Unfortunately, PageRank can be abused (i.e., one can artificially inflate one's PageRank). It also suffers from problems analogous to those with citations. There are extensions and variations, but the basic idea does seem to nicely capture our intuition for how to rank the bazillions (or googols) of search hits.

Clustering

While a manual directory like the Yahoo! of old might be out of reach, there is certainly something to be said for a hierarchical directory of documents. Some search engines (e.g., Vivisimo's clusty) seek to automatically provide such an organization for the hits returned by a search. Google news automatically clusters stories on the same topic.

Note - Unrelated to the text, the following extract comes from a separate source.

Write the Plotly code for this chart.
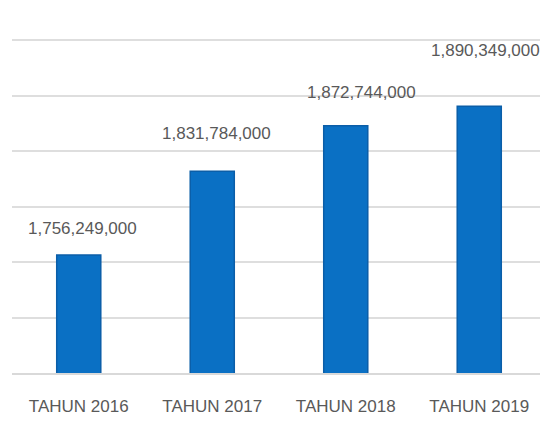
import plotly.graph_objects as go

categories = ["TAHUN 2016", "TAHUN 2017", "TAHUN 2018", "TAHUN 2019"]
values = [1756249000, 1831784000, 1872744000, 1890349000]
value_labels = ["1,756,249,000", "1,831,784,000", "1,872,744,000", "1,890,349,000"]
label_shift = [27, 38, 33, 56]
label_xshift = [4, 4, 16, 6]

fig = go.Figure()
fig.add_trace(go.Bar(
    x=categories, y=values,
    marker=dict(color="#0a70c4", line=dict(color="#0b5ea8", width=1.5)),
    hoverinfo="skip",
))
for c, v, t, s, xs in zip(categories, values, value_labels, label_shift, label_xshift):
    fig.add_annotation(x=c, y=v, text=t, showarrow=False, yshift=s, xshift=xs,
                       font=dict(family="Liberation Sans, Arial", size=17, color="#595959"))

fig.update_layout(
    width=548, height=421,
    margin=dict(l=4, r=10, t=31, b=56),
    paper_bgcolor="white", plot_bgcolor="white",
    bargap=0.67, showlegend=False,
    xaxis=dict(showgrid=False, showline=True, linecolor="#d9d9d9", linewidth=1.5,
               ticks="", ticklabelstandoff=17,
               tickfont=dict(family="Liberation Sans, Arial", size=17, color="#595959")),
    yaxis=dict(range=[1650000000, 1951000000], dtick=50000000, showticklabels=False,
               showgrid=True, gridcolor="#dedede", gridwidth=2, zeroline=False),
)
fig.write_html("out.html")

In general, clustering algorithms seek to automatically group a set of objects into clusters, such that the objects within a cluster are relatively similar to each other and relatively dissimilar to the objects in other clusters. We've already discussed what it means for two documents to be similar (although there are certainly other definitions).

How do we cluster things, once we know how to evaluate their similarity? There are lots of algorithms for that, too. To get an intuition for what they're like, let's consider hierarchical clustering, which generates a nice nested structure. Start with the two most similar objects, and group them together. Then group the next most-similar pair, then the next, etc. One question: when we've grouped objects together, how do we evaluate their joint similarity to other objects? One simple approach is to average: the similarity of the group {a,b} to the object c is the average of the a to c similarity and the b to c similarity.